Идею уничтожения уже не кулачества, но всего крестьянства как класса автор «Котлована» изъял, и в повести акцентируется иное. Никита Чиклин, единственный герой, чья вера по-прежнему непоколебима, и, если надо, он пойдет и убьет любых врагов социализма-коммунизма, вырывает глубокую могилу телу Насти. Усомнившиеся Вощев и Жачев на этом погребении присутствовать не будут. Их не допустят. Лишь медведь молотобоец прикоснется к девочке на прощанье. А в записных книжках снова сам Платонов, а не его двойник отметит: «Мертвецы в котловане – это семя будущего в отверстии земли» – но чего больше было в этих словах – ужаса, надежды, отчаяния, веры?
Впрочем, неким парадоксальным, снижающим трагический пафос ответом на эти вопросы можно считать авторскую зарисовку в «Записных книжках» 1932 года: «Рыли котлован под фунд<амент> клуба, нашли ветхий гроб без покойника и в нем четверть водки. Выпили. Водка была нормальная».
∙
[1] Этой публикацией автор остался недоволен: «В №-ре шестом напечатан мой рассказ «Приключение». Я за него несу только часть ответственности, потому что он значительно изменен редакцией – в отношении размеров и внутреннего чувственного строя. Андрей Платонов. 11/VI – 28. Просьба обязательно напечатать эти четыре строчки в 7 №-ре «Нов. Мира». «Нов. Мир» и ухом не повел. Правда, по мнению современной исследовательницы Елены Роженцевой, «чем именно был возмущен Платонов, приходится только догадываться, т. к. в сравнении с известным текстом «Чевенгура» правка в журнале незначительна».
[2] Определенное исключение составляет отзыв о Платонове довольно известного критика Д.Л. Тальникова в статье, опубликованной в январском номере «Красной нови»: «Творчество этого молодого писателя говорит, что мы имеем дело с подлинным художественным дарованием, требующим самого внимательного и бережного отношения к себе» (…) Язык Платонова – крепкий, сжатый, свежий, как и весь динамический стержень рассказа». Подробнее об этом сюжете – в статье Елены Роженцевой «Печенеги в «Чевенгуре».

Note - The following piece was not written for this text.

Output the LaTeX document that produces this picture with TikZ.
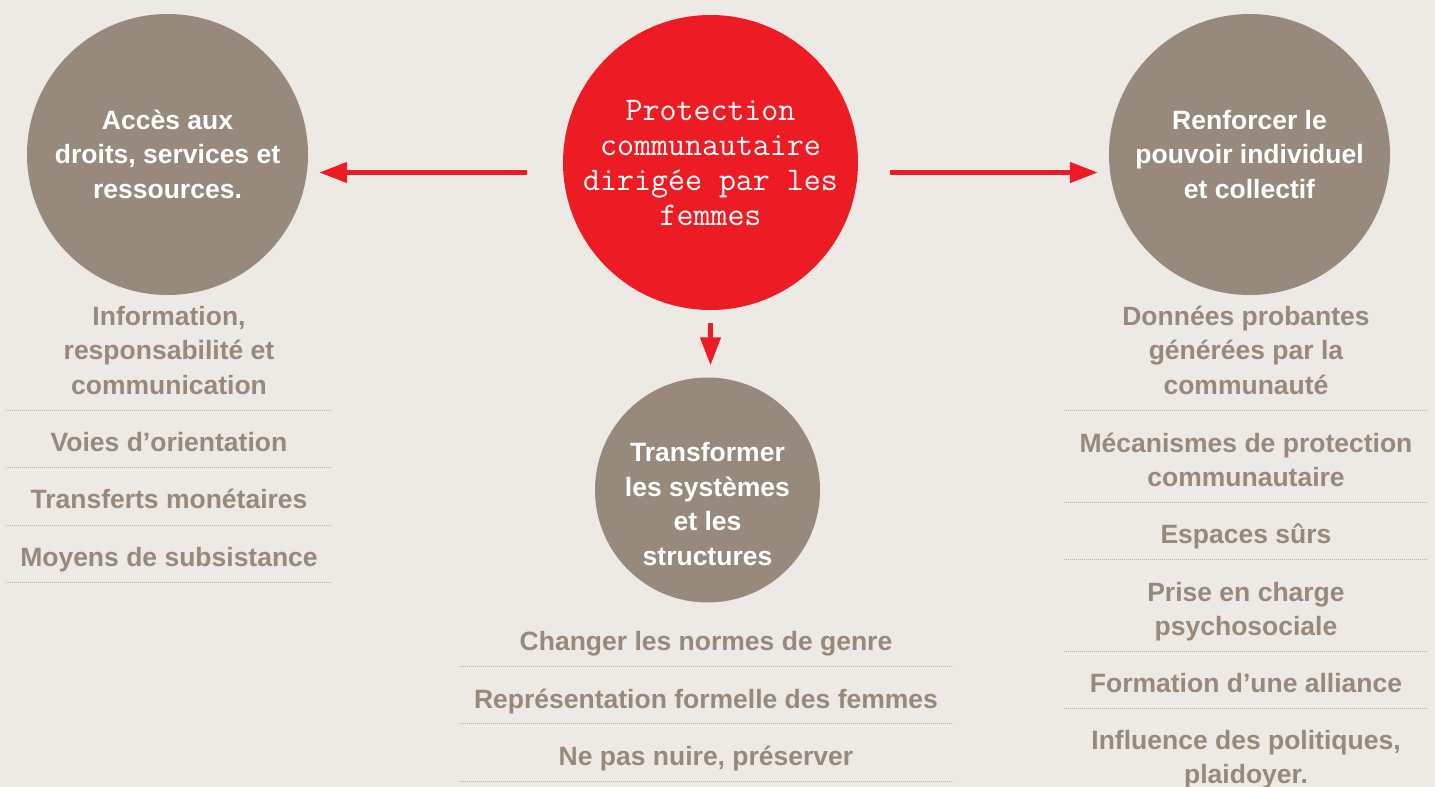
\documentclass[tikz,border=0pt]{standalone}
\usepackage{fontspec}
\setsansfont{Liberation Sans}
\usepackage{tikz}
\usetikzlibrary{arrows.meta,positioning}

\definecolor{fond}{HTML}{EDEAE5}
\definecolor{taupe}{HTML}{978A7D}
\definecolor{rouge}{HTML}{ED1C24}
\definecolor{pointille}{HTML}{BDB4AB}

\begin{document}
\begin{tikzpicture}[->,>={Triangle[length=28pt,width=20pt]},x=1pt,y=-1pt,
                    disc/.style={circle,fill=taupe,inner sep=0pt},
                    disctext/.style={text=white,align=center,anchor=base,
                      font=\sffamily\bfseries\fontsize{26.5}{34.5}\selectfont},
                    item/.style={text=taupe,align=center,anchor=base,
                      font=\sffamily\bfseries\fontsize{26.5}{34.5}\selectfont},
                    fleche/.style={draw=rouge,line width=4.5pt},
                    sep/.style={-,draw=pointille,line width=0.9pt,
                      dash pattern=on 0.9pt off 1.1pt}]
                \useasboundingbox (0,0) rectangle (1435,787);
                \fill [fond,-] (0,0) rectangle (1435,787);

                \node [disc,fill=rouge,minimum size=295pt] (centre)  at (710.5,162.5) {};
                \node [disc,minimum size=281pt]            (acces)   at (167.5,154.5) {};
                \node [disc,minimum size=281pt]            (pouvoir) at (1249.5,154.5) {};
                \node [disc,minimum size=225pt]            (trans)   at (707.5,490) {};

                % base = derniere ligne
                \node [disctext,text=white,font=\ttfamily\fontsize{33}{35}\selectfont]
                      (centreT) at ([yshift=-62.5pt]centre.center)
                      {Protection\\communautaire\\dirigée par les\\femmes};
                \node [disctext] (accesT)   at ([yshift=-43.5pt]acces.center)
                      {Accès aux\\droits, services et\\ressources.};
                \node [disctext] (pouvoirT) at ([yshift=-43.5pt]pouvoir.center)
                      {Renforcer le\\pouvoir individuel\\et collectif};
                \node [disctext] (transT)   at ([yshift=-75pt]trans.center)
                      {Transformer\\les systèmes\\et les\\structures};

                \path   ([yshift=-10pt]centre.west) edge [fleche,shorten <=36pt,shorten >=11pt] ([yshift=-18pt]acces.east)
                        ([yshift=-10pt]centre.east) edge [fleche,shorten <=32pt,shorten >=11pt] ([yshift=-18pt]pouvoir.west)
                        (centre.south) edge [fleche,shorten <=13pt,shorten >=12pt] (centre.south |- trans.north);

                % acces aux droits
                \node [item] (info)    at (169,394) {Information,\\responsabilité et\\communication};
                \node [item] (voies)   at (169,451) {Voies d’orientation};
                \node [item] (transf)  at (169,508) {Transferts monétaires};
                \node [item] (moyens)  at (169,566) {Moyens de subsistance};
                \draw [sep] (6,410) -- (332,410);
                \draw [sep] (6,467) -- (332,467);
                \draw [sep] (6,525) -- (332,525);
                \draw [sep] (6,582) -- (332,582);

                % transformer les systemes
                \node [item] (normes)  at (706,650) {Changer les normes de genre};
                \node [item] (repr)    at (706,708) {Représentation formelle des femmes};
                \node [item] (nuire)   at (706,765) {Ne pas nuire, préserver};
                \draw [sep] (459,666) -- (953,666);
                \draw [sep] (459,723) -- (953,723);
                \draw [sep] (459,781) -- (953,781);

                % renforcer le pouvoir
                \node [item] (donnees) at (1246,394) {Données probantes\\générées par la\\communauté};
                \node [item] (meca)    at (1246,486.5) {Mécanismes de protection\\communautaire};
                \node [item] (espaces) at (1246,543) {Espaces sûrs};
                \node [item] (prise)   at (1246,635.5) {Prise en charge\\psychosociale};
                \node [item] (alliance) at (1246,692) {Formation d’une alliance};
                \node [item] (influ)   at (1246,783.5) {Influence des politiques,\\plaidoyer.};
                \draw [sep] (1064,410) -- (1428,410);
                \draw [sep] (1064,502) -- (1428,502);
                \draw [sep] (1064,559) -- (1428,559);
                \draw [sep] (1064,651) -- (1428,651);
                \draw [sep] (1064,708) -- (1428,708);
            \end{tikzpicture}
\end{document}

[3] Деталь автобиографическая. В статье Олега Алейникова «О «навсегда потерянном времени» приводится воспоминание С.П. Платонова (брата): «В гражданскую болели часто. Зимой 18-го или 19-го слег Андрей. Мать его лечила травами, парила в русской печке, а нас не пускала к брату, боялась – заразимся. Сосед рассказывал в ту зиму, что городские морги забиты трупами. Тиф косил людей, а хоронить некому… Но Андрей выжил».

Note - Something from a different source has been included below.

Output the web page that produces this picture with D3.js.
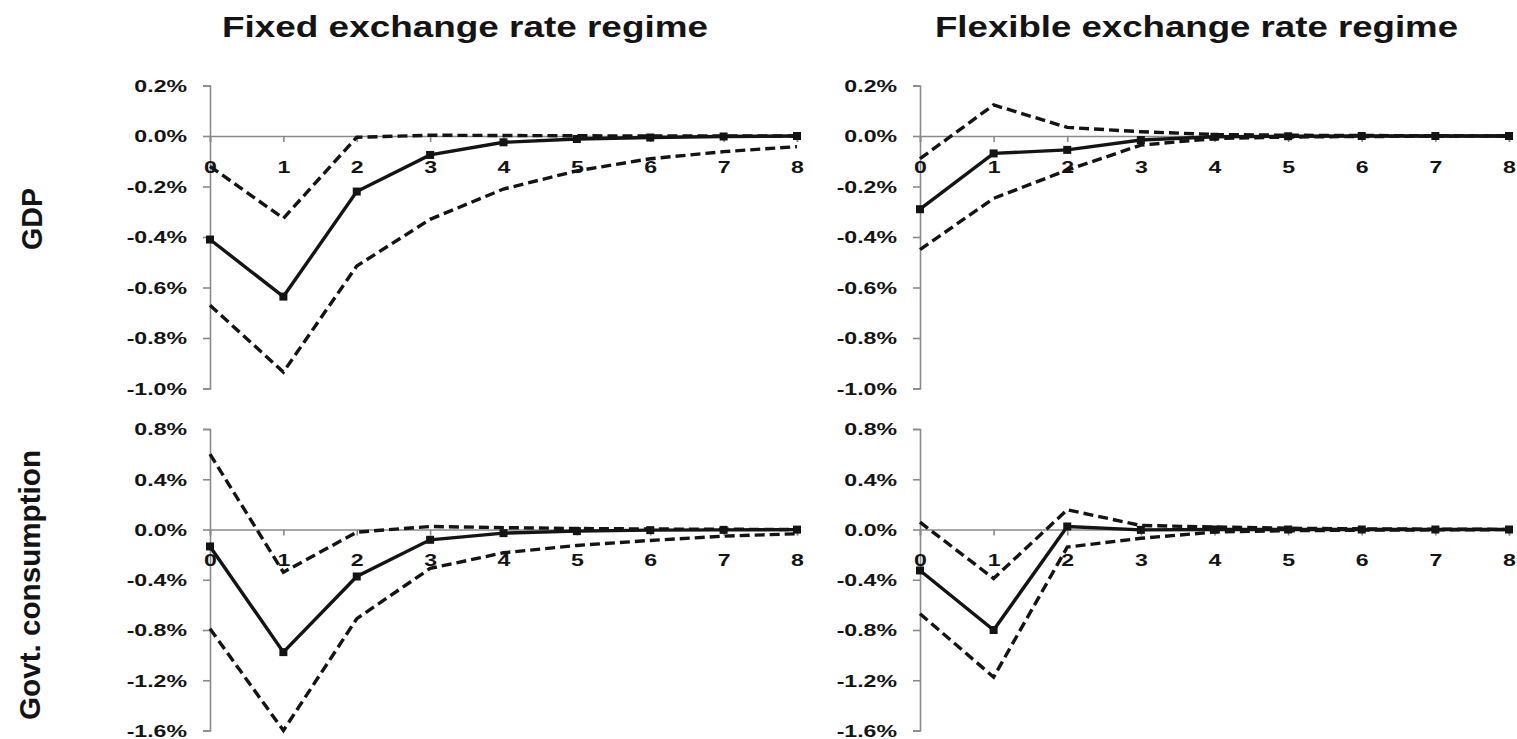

[4] Ср. также в статье Д. Тальникова: «Я бы только предостерег писателя от замечающегося у него (и в других рассказах) натуралистических излишеств и сгущенности в описании отдельных моментов. Когда писатель, описывая падение раненого героя, отмечает, как деталь, что «природа не упустила взять от Дванова то, зачем он был создан: семя размножения» и т. д., описывает и другие низшие моменты реакции организма (нечистое белье и пр.), то ведь писатель должен помнить (а редактор должен напомнить ему, если тот забывает), что перед нами не физиологический трактат, а художественное произведение, и художественная правда не пострадает, а только выиграет от лишения ее некоторых элементов правды житейской. Художнику, говоря образно, нечего возиться с «нечистым бельем» в жизни».
[5] В «Строителях страны» вслед за тем шла фраза: «Широко разверзнутый череп говорил либо об идиотстве, либо о глубокой одаренности».

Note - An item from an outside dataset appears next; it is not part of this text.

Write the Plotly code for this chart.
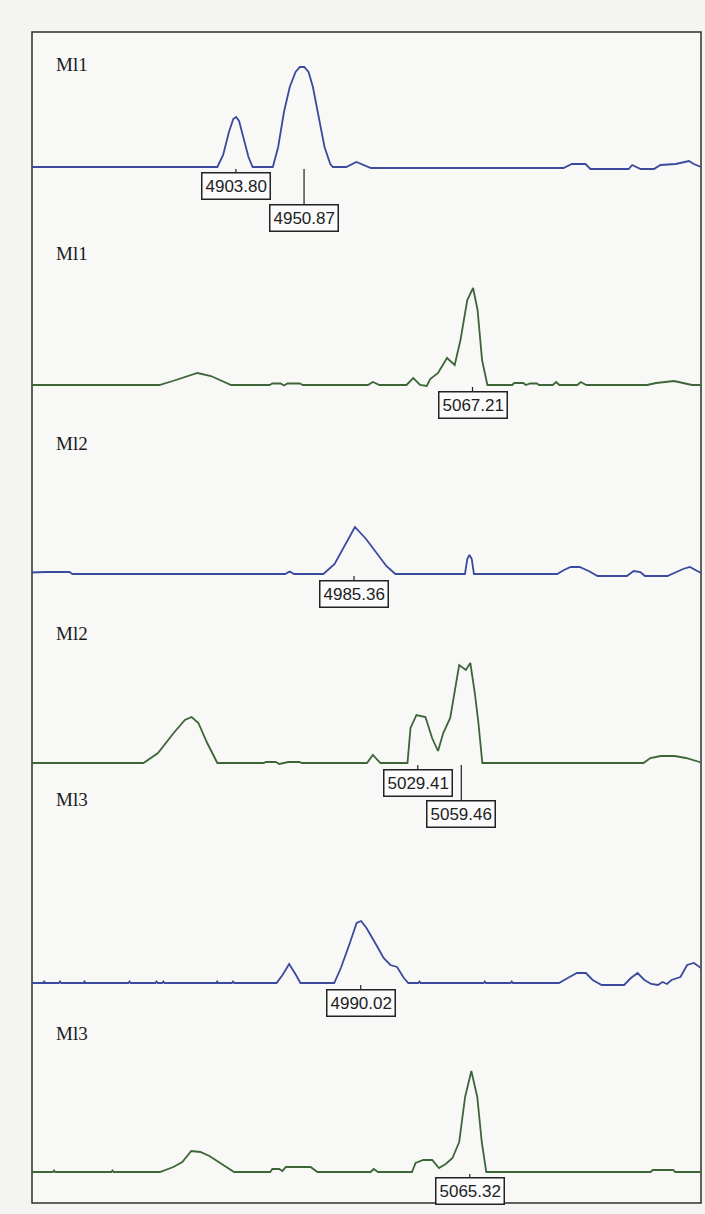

[6] О расшифровке этого топонима можно написать целую книгу. Чевенгур – это и «пуп земли», и центр мира, и дно ада, и материнское лоно, и город мертвых, и Китеж, и Иерусалим, и Петербург, и шум обноски лаптя, и могила лаптей, и Богучар, и наконец ЧеВеНГУР – это Чрезвычайный Военный Непобедимый (Независимый) Героический Укрепленный Район. Читатель волен выбрать версию по своему усмотрению и вкусу, но победа Платонова, заставившая исследователей столько биться над толкованием сей ономастической единицы, несомненна.
[7] Впрочем, с отчеством уверенности нет. Во всех источниках он просто Алексей Платонов. Но в картотеке РГБ – Алексей Платонович Платонов.
[8] В рукописи вслед за этим шел диалог:
« – Баба-то есть у него? – спросил Чиклин Елисея.
– Есть, – сказал Елисей.
– Ступай ей скажи, что Чиклин, мол, на тебе женится, – пускай горницу убирает».
[9] В советской редактуре – «от гниения».
[10] В советской редактуре – «от вида».
[11] В советской редактуре – «стояла и просила».
[12] В первых западных и в новомирском издании было: «…я теперь ни во что не верю!».